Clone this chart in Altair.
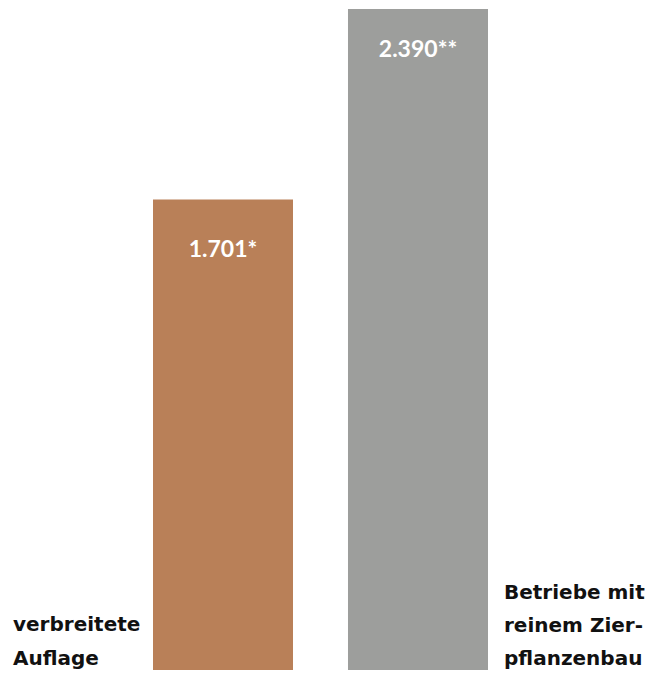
import altair as alt
import pandas as pd

categories = ["verbreitete Auflage", "Betriebe mit reinem Zierpflanzenbau"]
values = [1701, 2390]
value_labels = ["1.701*", "2.390**"]
label_lines = [["verbreitete", "Auflage"], ["Betriebe mit", "reinem Zier-", "pflanzenbau"]]
colors = ["#B98058", "#9D9E9C"]

df = pd.DataFrame({
    "cat": categories,
    "value": values,
    "vlabel": value_labels,
    "lines": label_lines,
})

VFONT = "Lato"
LFONT = "DejaVu Sans"

x_scale = alt.Scale(range=[145, 480], paddingInner=0.282, paddingOuter=0)
x_enc = alt.X("cat:N", sort=categories, axis=None, scale=x_scale)
y_scale = alt.Scale(domain=[0, 2393.6], nice=False, zero=True)

base = alt.Chart(df)

bars = base.mark_bar().encode(
    x=x_enc,
    y=alt.Y("value:Q", scale=y_scale, axis=None),
    color=alt.Color("cat:N", scale=alt.Scale(domain=categories, range=colors), legend=None),
)

vt1 = base.transform_filter(alt.datum.cat == categories[0]).mark_text(
    font=VFONT, fontSize=23, fontWeight="bold", color="white",
    align="center", baseline="alphabetic", dy=57,
).encode(x=x_enc, y=alt.Y("value:Q", scale=y_scale), text="vlabel:N")

vt2 = base.transform_filter(alt.datum.cat == categories[1]).mark_text(
    font=VFONT, fontSize=23, fontWeight="bold", color="white",
    align="center", baseline="alphabetic", dy=48,
).encode(x=x_enc, y=alt.Y("value:Q", scale=y_scale), text="vlabel:N")

lab1 = base.transform_filter(alt.datum.cat == categories[0]).transform_calculate(
    zero="0"
).mark_text(
    font=LFONT, fontSize=20, fontWeight="bold", color="#111111",
    align="left", baseline="alphabetic", dx=-140, dy=-39, lineHeight=34,
).encode(
    x=alt.X("cat:N", sort=categories, bandPosition=0, scale=x_scale),
    y=alt.Y("zero:Q", scale=y_scale),
    text="lines",
)

lab2 = base.transform_filter(alt.datum.cat == categories[1]).transform_calculate(
    zero="0"
).mark_text(
    font=LFONT, fontSize=20, fontWeight="bold", color="#111111",
    align="left", baseline="alphabetic", dx=16, dy=-71, lineHeight=33,
).encode(
    x=alt.X("cat:N", sort=categories, bandPosition=1, scale=x_scale),
    y=alt.Y("zero:Q", scale=y_scale),
    text="lines",
)

chart = alt.layer(bars, vt1, vt2, lab1, lab2).properties(
    width=639, height=662,
    autosize=alt.AutoSizeParams(type="none"),
    padding={"left": 0, "top": 0, "right": 0, "bottom": 0},
).configure_view(stroke=None)

chart.save("out.html", embed_options={"renderer": "svg", "actions": False})
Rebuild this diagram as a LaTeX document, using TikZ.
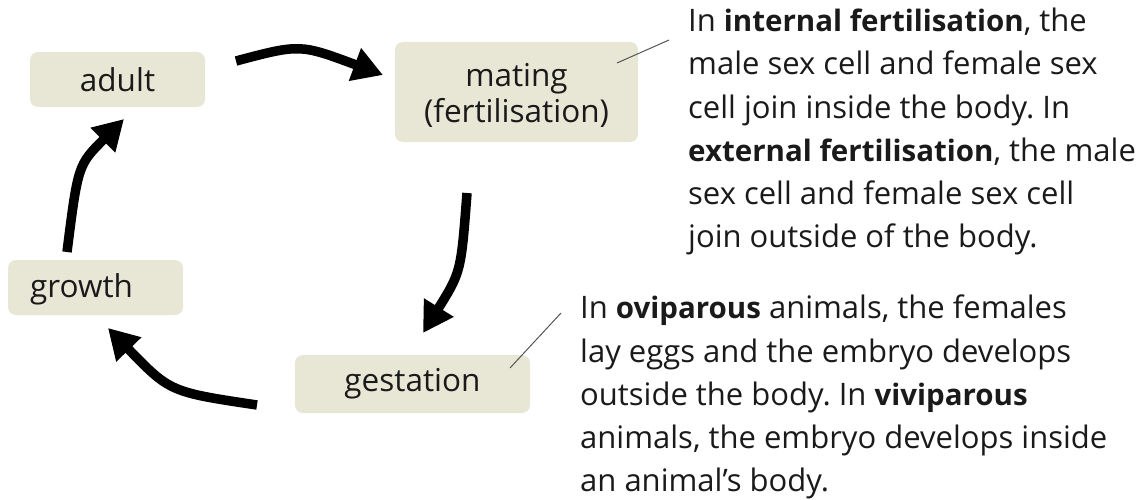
\documentclass[tikz,border=0pt]{standalone}
\usepackage{fontspec}
\setmainfont{Open Sans}
\usetikzlibrary{arrows.meta}
\definecolor{boxc}{HTML}{E8E7D6}
\definecolor{txt}{HTML}{1A1A1A}
\definecolor{lead}{HTML}{555555}
\frenchspacing
\newcommand\keyterm[1]{{\fontsize{29.5}{43.2}\selectfont\bfseries #1}}
\tikzset{
  stagebox/.style={fill=boxc, rounded corners=8pt, inner sep=0pt, text=txt,
    font=\fontsize{31.5}{36}\selectfont, align=center},
  cyclearrow/.style={line width=9.5pt, -{Triangle[length=30pt,width=33pt]}},
  leadline/.style={draw=lead, line width=1pt},
  para/.style={anchor=north west, inner sep=0pt, align=left, text=txt,
    font=\fontsize{31}{43.2}\selectfont}
}
\begin{document}
\begin{tikzpicture}[x=1pt,y=-1pt]
\useasboundingbox (0,0) rectangle (1142,500);
% boxes
\node[stagebox, minimum width=175pt, minimum height=55pt] (adult) at (117.5,79.5) {adult};
\node[stagebox, minimum width=243pt, minimum height=100pt] (mating) at (516.5,92) {};
\node[text=txt, font=\fontsize{31.5}{36}\selectfont, inner sep=0pt, align=center] (matingtxt) at (516.5,95) {mating\\(fertilisation)};
\node[stagebox, minimum width=175pt, minimum height=55pt] (growth) at (95.5,287.5) {};
\node[text=txt, font=\fontsize{31.5}{36}\selectfont, inner sep=0pt, anchor=west] (growthtxt) at (30,289) {growth};
\node[stagebox, minimum width=235pt, minimum height=58pt] (gestation) at (412.5,384) {gestation};
% arrow end points
\coordinate (a1s) at (236,61);
\coordinate (a1e) at (383,75);
\coordinate (a2s) at (467,193);
\coordinate (a2e) at (423,333);
\coordinate (a3s) at (257,405);
\coordinate (a3e) at (108,328);
\coordinate (a4s) at (67,252);
\coordinate (a4e) at (124,119);
\draw[cyclearrow] (a1s) .. controls (300,44) .. (a1e);
\draw[cyclearrow] (a2s) .. controls (461,272) .. (a2e);
\draw[cyclearrow] (a3s) .. controls (170,392) .. (a3e);
\draw[cyclearrow] (a4s) .. controls (78,165) .. (a4e);
% texts
\node[para] (t1) at (688,8) {In \keyterm{internal fertilisation}, the\\
male sex cell and female sex\\
cell join inside the body. In\\
\keyterm{external fertilisation}, the male\\
sex cell and female sex cell\\
join outside of the body.};
\node[para] (t2) at (580,295) {In \keyterm{oviparous} animals, the females\\
lay eggs and the embryo develops\\
outside the body. In \keyterm{viviparous}\\
animals, the embryo develops inside\\
an animal’s body.};
% lead lines
\coordinate (l1a) at (617,63);
\coordinate (l1b) at (669,40);
\coordinate (l2a) at (510,368);
\coordinate (l2b) at (561,313);
\draw[leadline] (l1a) -- (l1b);
\draw[leadline] (l2a) -- (l2b);
\end{tikzpicture}
\end{document}
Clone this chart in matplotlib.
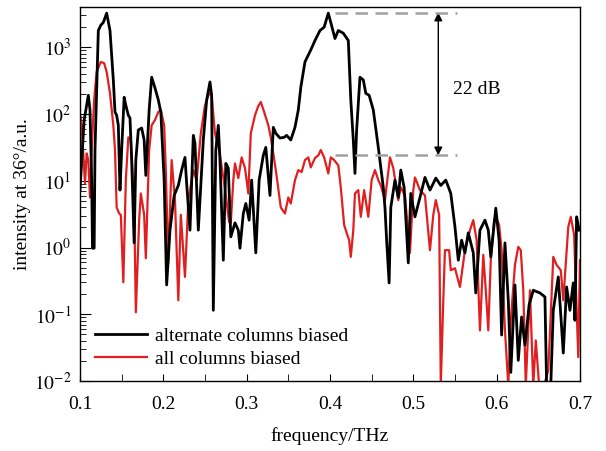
import matplotlib
matplotlib.use("Agg")
import matplotlib.pyplot as plt
import numpy as np
from matplotlib.ticker import MultipleLocator, LogLocator, NullFormatter

plt.rcParams['font.family'] = ['Liberation Serif', 'DejaVu Serif']
plt.rcParams['mathtext.fontset'] = 'stix'

# frequency (THz) and log10(intensity) of "alternate columns biased"
black_freq = [0.100, 0.105, 0.110, 0.112, 0.114, 0.115, 0.117, 0.118, 0.122, 0.125, 0.128, 0.132,
              0.136, 0.140, 0.142, 0.144, 0.146, 0.148, 0.150, 0.153, 0.155, 0.158, 0.160, 0.162,
              0.165, 0.167, 0.170, 0.174, 0.177, 0.179, 0.183, 0.186, 0.190, 0.194, 0.197, 0.201,
              0.204, 0.208, 0.213, 0.218, 0.222, 0.226, 0.228, 0.232, 0.236, 0.238, 0.242, 0.244,
              0.248, 0.252, 0.256, 0.258, 0.260, 0.263, 0.266, 0.268, 0.272, 0.275, 0.278, 0.281,
              0.286, 0.290, 0.292, 0.296, 0.299, 0.303, 0.306, 0.311, 0.315, 0.320, 0.323, 0.328,
              0.332, 0.335, 0.340, 0.345, 0.348, 0.353, 0.358, 0.362, 0.365, 0.370, 0.377, 0.382,
              0.388, 0.393, 0.398, 0.401, 0.406, 0.410, 0.416, 0.422, 0.425, 0.428, 0.430, 0.432,
              0.436, 0.440, 0.443, 0.447, 0.452, 0.458, 0.464, 0.466, 0.468, 0.471, 0.473, 0.478,
              0.482, 0.485, 0.489, 0.494, 0.497, 0.502, 0.508, 0.514, 0.520, 0.524, 0.527, 0.533,
              0.539, 0.545, 0.550, 0.554, 0.558, 0.562, 0.566, 0.572, 0.575, 0.580, 0.586, 0.590,
              0.593, 0.599, 0.603, 0.606, 0.610, 0.614, 0.617, 0.622, 0.626, 0.630, 0.634, 0.639,
              0.644, 0.652, 0.658, 0.660, 0.665, 0.668, 0.674, 0.680, 0.684, 0.688, 0.692, 0.694,
              0.696, 0.699]
black_log = [0.86, 1.91, 2.28, 2.06, 1.01, -0.01, -0.01, 1.46, 3.25, 3.33, 3.37, 3.51,
             3.25, 2.51, 2.03, 1.98, 1.83, 0.86, 1.46, 2.25, 2.13, 1.98, 1.94, 1.31,
             0.07, 1.31, 1.76, 1.79, 1.61, 1.08, 2.06, 2.55, 2.39, 2.21, 2.03, 1.01,
             -0.56, 0.26, 0.78, 0.93, 1.16, 1.35, 0.96, 0.26, 1.68, 1.56, 0.26, 0.71,
             1.61, 2.21, 2.48, 2.28, -0.94, 1.46, 1.83, 1.31, -0.19, 1.26, 1.19, 0.16,
             0.37, 0.26, -0.01, 0.51, 0.66, 0.41, 1.01, -0.08, 1.01, 1.38, 1.50, 0.78,
             1.80, 1.71, 1.64, 1.65, 1.68, 1.61, 1.80, 2.06, 2.40, 2.78, 2.96, 3.10,
             3.25, 3.30, 3.51, 3.37, 3.13, 3.25, 3.21, 3.10, 2.21, 1.61, 1.11, 1.76,
             2.55, 2.51, 2.31, 2.28, 2.06, 1.50, 0.90, 0.60, 0.11, -0.53, 0.60, 1.01,
             0.75, 1.16, 0.90, -0.23, 0.81, 0.46, 0.75, 1.05, 0.86, 0.96, 1.04, 0.93,
             1.01, 0.81, 0.31, -0.19, 0.11, -0.08, 0.22, -0.08, -0.68, 0.26, 0.41, 0.26,
             -0.14, 0.59, 0.11, -1.31, 0.07, -0.79, -1.87, -0.56, -1.69, -1.04, -1.46, -0.86,
             -0.64, -0.68, -0.74, -2.06, -2.06, -0.94, -0.44, -1.58, -0.59, -0.94, -0.53, -1.09,
             0.46, 0.26]

# frequency (THz) and log10(intensity) of "all columns biased"
red_freq = [0.100, 0.102, 0.105, 0.106, 0.108, 0.110, 0.112, 0.114, 0.117, 0.120, 0.125, 0.129,
            0.132, 0.136, 0.140, 0.142, 0.144, 0.147, 0.149, 0.152, 0.155, 0.158, 0.161, 0.165,
            0.167, 0.171, 0.173, 0.177, 0.179, 0.183, 0.186, 0.190, 0.194, 0.197, 0.201, 0.203,
            0.206, 0.210, 0.214, 0.218, 0.221, 0.226, 0.230, 0.236, 0.240, 0.245, 0.250, 0.255,
            0.258, 0.262, 0.267, 0.272, 0.275, 0.279, 0.281, 0.284, 0.286, 0.290, 0.294, 0.298,
            0.302, 0.305, 0.310, 0.314, 0.317, 0.321, 0.326, 0.329, 0.335, 0.341, 0.346, 0.350,
            0.353, 0.358, 0.362, 0.366, 0.370, 0.374, 0.377, 0.382, 0.386, 0.389, 0.393, 0.398,
            0.401, 0.405, 0.410, 0.413, 0.417, 0.420, 0.423, 0.425, 0.428, 0.430, 0.434, 0.437,
            0.441, 0.446, 0.450, 0.454, 0.458, 0.461, 0.466, 0.472, 0.476, 0.482, 0.485, 0.490,
            0.496, 0.500, 0.502, 0.508, 0.514, 0.520, 0.524, 0.527, 0.531, 0.533, 0.536, 0.538,
            0.543, 0.545, 0.550, 0.556, 0.562, 0.568, 0.572, 0.576, 0.580, 0.584, 0.587, 0.590,
            0.593, 0.597, 0.599, 0.603, 0.606, 0.610, 0.614, 0.617, 0.622, 0.626, 0.629, 0.632,
            0.635, 0.640, 0.644, 0.647, 0.651, 0.657, 0.662, 0.668, 0.672, 0.677, 0.680, 0.686,
            0.689, 0.693, 0.698, 0.700]
red_log = [2.01, 1.83, 1.16, 0.96, 1.41, 1.31, 0.75, 1.46, 2.21, 2.63, 2.78, 2.76,
           2.63, 2.31, 1.83, 1.46, 0.60, 0.51, 0.49, -0.52, 1.01, 1.65, 1.61, 0.71,
           -0.97, 0.41, 0.81, 0.49, -0.16, 1.46, 1.83, 1.91, 2.03, 2.06, 1.83, 1.16,
           -0.23, 1.31, 0.71, -0.79, 0.49, -0.44, 0.71, 1.16, 1.01, 1.71, 2.13, 2.31,
           2.28, 1.71, 1.46, 1.05, 0.78, 0.38, 0.37, 1.01, 1.26, 1.04, 1.35, 1.19,
           0.81, 1.71, 1.98, 2.12, 2.18, 2.03, 1.83, 1.65, 1.16, 0.60, 0.51, 0.75,
           0.66, 1.01, 1.16, 1.13, 1.31, 1.35, 1.20, 1.34, 1.38, 1.46, 1.35, 1.11,
           1.35, 1.31, 1.23, 0.90, 0.34, 0.22, 0.11, -0.14, 0.26, 0.81, 0.86, 0.46,
           0.86, 0.46, 1.01, 1.16, 1.01, 0.93, 0.71, 1.35, 1.19, 0.71, 0.90, 0.78,
           -0.08, 0.86, 1.05, 0.86, 0.78, -0.04, 0.49, 0.71, 0.49, -2.06, -0.79, -0.04,
           -0.04, -0.34, -0.31, -0.59, -0.04, 0.26, 0.41, 0.11, -1.24, -0.11, -0.64, -1.24,
           -0.19, 0.41, 0.46, 0.34, -0.04, -1.24, -2.06, -1.09, -0.26, 0.01, -0.04, -0.64,
           -2.06, -0.64, -2.06, -1.39, -2.06, -2.06, -1.84, -0.14, -0.26, -0.34, -0.79, 0.31,
           0.46, 0.19, -1.64, -0.19]

x_ticks = [0.1, 0.2, 0.3, 0.4, 0.5, 0.6, 0.7]
y_ticks = [1e-2, 1e-1, 1e0, 1e1, 1e2, 1e3]

# annotation levels
peak_level = 3300
floor_level = 24
dash_start = 0.406
dash_end = 0.553
arrow_freq = 0.530

fig = plt.figure(figsize=(6.06, 4.51), dpi=100)
ax = fig.add_axes([0.132, 0.155, 0.825, 0.8295])

ax.plot(black_freq, 10 ** np.array(black_log), color='black', lw=2.0, label='alternate columns biased',
        zorder=3, solid_joinstyle='round')
ax.plot(red_freq, 10 ** np.array(red_log), color='#e02020', lw=1.6, label='all columns biased',
        zorder=2, solid_joinstyle='round')

ax.set_yscale('log')
ax.set_xlim(0.1, 0.7)
ax.set_ylim(1e-2, 4000)
ax.set_xticks(x_ticks)
ax.set_xticklabels([f"{v:.1f}" for v in x_ticks])
ax.xaxis.set_minor_locator(MultipleLocator(0.05))
ax.set_yticks(y_ticks)
ax.set_yticklabels([r"$10^{%d}$" % int(np.log10(v)) for v in y_ticks])
ax.yaxis.set_minor_locator(LogLocator(base=10, subs=np.arange(2, 10)))
ax.yaxis.set_minor_formatter(NullFormatter())
ax.tick_params(axis='both', which='both', direction='in', top=False, right=False, labelsize=14)
ax.tick_params(axis='x', which='both', length=5, pad=11)
ax.tick_params(axis='y', which='major', length=8, pad=6)
ax.tick_params(axis='y', which='minor', length=4)
for s in ax.spines.values():
    s.set_linewidth(1.0)

ax.set_xlabel('frequency/THz', fontsize=14, labelpad=10)
ax.set_ylabel('intensity at 36°/a.u.', fontsize=14, labelpad=2)

ax.hlines([peak_level, floor_level], dash_start, dash_end, colors='#a0a0a0', linestyles=(0, (5, 3)), lw=1.8, zorder=4)
ax.annotate('', xy=(arrow_freq, peak_level), xytext=(arrow_freq, floor_level),
            arrowprops=dict(arrowstyle='<|-|>', color='black', lw=1.0, mutation_scale=12, shrinkA=0, shrinkB=0))
ax.text(0.548, 230, '22 dB', fontsize=14, va='center', ha='left')

ax.legend(loc='lower left', bbox_to_anchor=(0.03, 0.035), frameon=False, fontsize=14,
          handlelength=2.7, handletextpad=0.4, labelspacing=0.3, borderpad=0, borderaxespad=0)

fig.savefig('out.png', dpi=100)
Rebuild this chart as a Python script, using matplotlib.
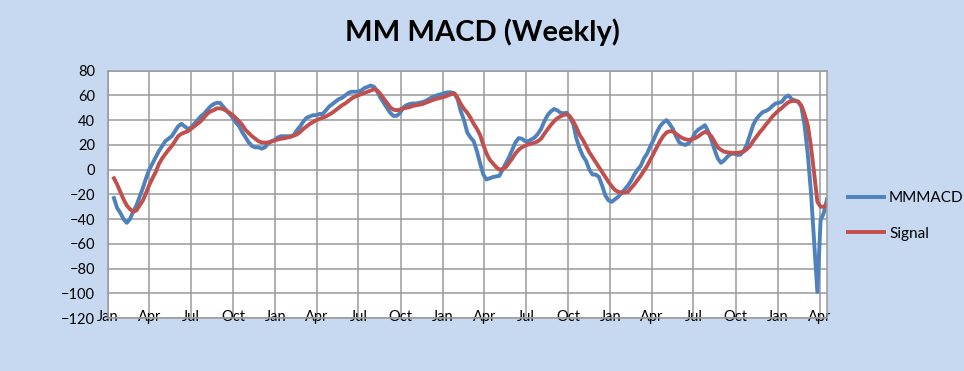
import pandas as pd
import matplotlib
matplotlib.use('Agg')
import matplotlib.pyplot as plt
from matplotlib.dates import MonthLocator, DateFormatter

# weekly closes (Fridays) from 2016-01-15 to 2020-04-17
start_date = '2016-01-15'

mmmacd = [
    -23, -31, -35, -40, -43, -40, -34, -29, -22, -15,
    -7, 0, 5, 10, 15, 19, 23, 25, 27, 31,
    35, 37, 35, 33, 34, 37, 40, 43, 45, 48,
    51, 53, 54, 54, 51, 48, 45, 42, 38, 35,
    30, 26, 22, 19, 18, 18, 17, 18, 21, 23,
    24, 26, 27, 27, 27, 27, 28, 32, 35, 39,
    42, 43, 44, 44, 45, 45, 48, 51, 53, 55,
    57, 58, 60, 62, 63, 63, 63, 64, 66, 67,
    68, 67, 63, 58, 54, 50, 46, 43.5, 43.5, 45.5,
    50, 52, 53, 53.5, 53.5, 54, 54.5, 55.5, 57, 58.5,
    59.5, 60.5, 61, 62, 62.5, 62.5, 61.5, 57, 47, 40,
    30, 26, 23, 15, 5, -4, -8, -7, -6, -5.5,
    -5, 0, 5, 10, 16, 22, 25.5, 25, 23, 23,
    24.5, 26, 29, 33, 39, 44, 47, 49, 48, 46,
    45.5, 46, 42, 37, 25, 17, 11, 7, 0, -4,
    -4, -6, -13, -21, -25, -26, -24, -22, -19, -16,
    -13, -9, -4, 0, 3, 9, 13, 19, 24, 30,
    35, 38, 40, 37, 33, 27, 22, 20.5, 20, 21.5,
    25, 30, 32.5, 34, 36, 31, 24, 16, 9, 5.5,
    7.5, 10.5, 12.5, 13, 12, 12, 15, 20, 28, 36,
    41, 44, 46.5, 47.5, 49, 51.5, 53.5, 54, 55, 58.5,
    60, 57, 56, 55, 51, 36, 13, -18, -58, -99,
    -41, -35, -24,
]

signal = [
    -7, -12, -18, -24, -29, -32, -34, -33, -29, -25,
    -19, -12.5, -7, -2, 4.5, 9, 12.6, 16, 19, 23,
    27, 29, 30, 31, 33, 35, 37, 39, 42, 45,
    47, 48, 49.5, 49.5, 49, 47.5, 46, 44, 41.5, 39,
    36, 32, 29.5, 27, 25, 23, 22, 21.8, 22, 22.6,
    23.5, 24.4, 25, 25.3, 26, 26.5, 27.5, 28.5, 30.5, 33,
    35, 37, 38.5, 40, 41, 42, 43, 44.5, 46, 48,
    50, 52, 53.5, 55.5, 57.5, 59, 60, 61, 62, 63,
    64, 65, 64, 61, 57.5, 54, 50.5, 48.5, 48, 48.5,
    49.5, 50, 50.5, 51.5, 52, 52.5, 53, 54, 55, 56,
    57, 57.6, 58.3, 59, 60, 61, 61.7, 58, 53, 49,
    46, 42, 37, 33, 28, 20, 13, 8, 5, 2,
    0, 0.5, 2, 5.5, 9, 13, 16, 18, 19.4, 20.3,
    21, 21.8, 23, 25, 29, 32.5, 36, 39, 41.5, 43,
    44.3, 44.7, 43, 39, 34, 28, 24, 19, 14, 10,
    6, 2, -2, -6, -10, -13.5, -16.5, -18, -18.5, -18.5,
    -18, -15, -12, -8.5, -5, -1, 3, 8, 13, 18,
    23, 27, 30, 31, 31, 29, 27, 25.5, 24.5, 24,
    24.5, 25.5, 27, 29, 30.5, 29.5, 27, 22.5, 18, 16,
    14.5, 14, 13.7, 13.5, 13.5, 14, 14.5, 16.5, 19, 23,
    26.5, 30, 33, 36.5, 39.5, 43, 45.5, 48, 50, 52.5,
    54.5, 55.5, 55.5, 55, 52, 45, 36, 19, -3, -26,
    -30, -30, -28,
]

dates = pd.date_range(start_date, periods=len(mmmacd), freq='7D')

bg = '#C6D9F0'
grid_col = '#9A9A9A'
plt.rcParams['font.family'] = ['Lato', 'DejaVu Sans']

fig = plt.figure(figsize=(9.64, 3.71), dpi=100, facecolor=bg)
ax = fig.add_axes([107.5 / 964, 1 - 318 / 371, (827 - 107.5) / 964, (318 - 70.7) / 371])
ax.set_facecolor('white')

ax.plot(dates, mmmacd, color='#4F81BD', lw=2.8, label='MMMACD', solid_joinstyle='round')
ax.plot(dates, signal, color='#C0504D', lw=2.8, label='Signal', solid_joinstyle='round')

ax.set_xlim(pd.Timestamp('2016-01-01'), pd.Timestamp('2020-04-17'))
ax.set_ylim(-120, 80)
ax.set_yticks(range(-120, 81, 20))
ax.xaxis.set_major_locator(MonthLocator(bymonth=[1, 4, 7, 10]))
ax.xaxis.set_major_formatter(DateFormatter('%b'))

ax.grid(True, color=grid_col, lw=1.1)
ax.set_axisbelow(True)
for s in ax.spines.values():
    s.set_color(grid_col)
    s.set_linewidth(1.1)

ax.tick_params(axis='both', length=0, labelsize=10.5, colors='black')
ax.tick_params(axis='x', pad=-6)
ax.tick_params(axis='y', pad=9)

fig.text(0.5, 0.913, 'MM MACD (Weekly)', ha='center', va='center',
         fontsize=21, fontweight='bold')

fig.legend(loc='center left', bbox_to_anchor=(834 / 964, 1 - 216 / 371),
           frameon=False, fontsize=11, handlelength=2.4, handletextpad=0.3,
           labelspacing=1.4)

plt.savefig('out.png', dpi=100, facecolor=bg)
● ● ● ●
_Exercise prompt_
Word for word, repeat the lines above from the one with "Rebuild this chart" through the one with "start_date = '2016-01-15'", and nothing beyond them. Omit the pictures.

_Complete answer_
Rebuild this chart as a Python script, using matplotlib.
import pandas as pd
import matplotlib
matplotlib.use('Agg')
import matplotlib.pyplot as plt
from matplotlib.dates import MonthLocator, DateFormatter

# weekly closes (Fridays) from 2016-01-15 to 2020-04-17
start_date = '2016-01-15'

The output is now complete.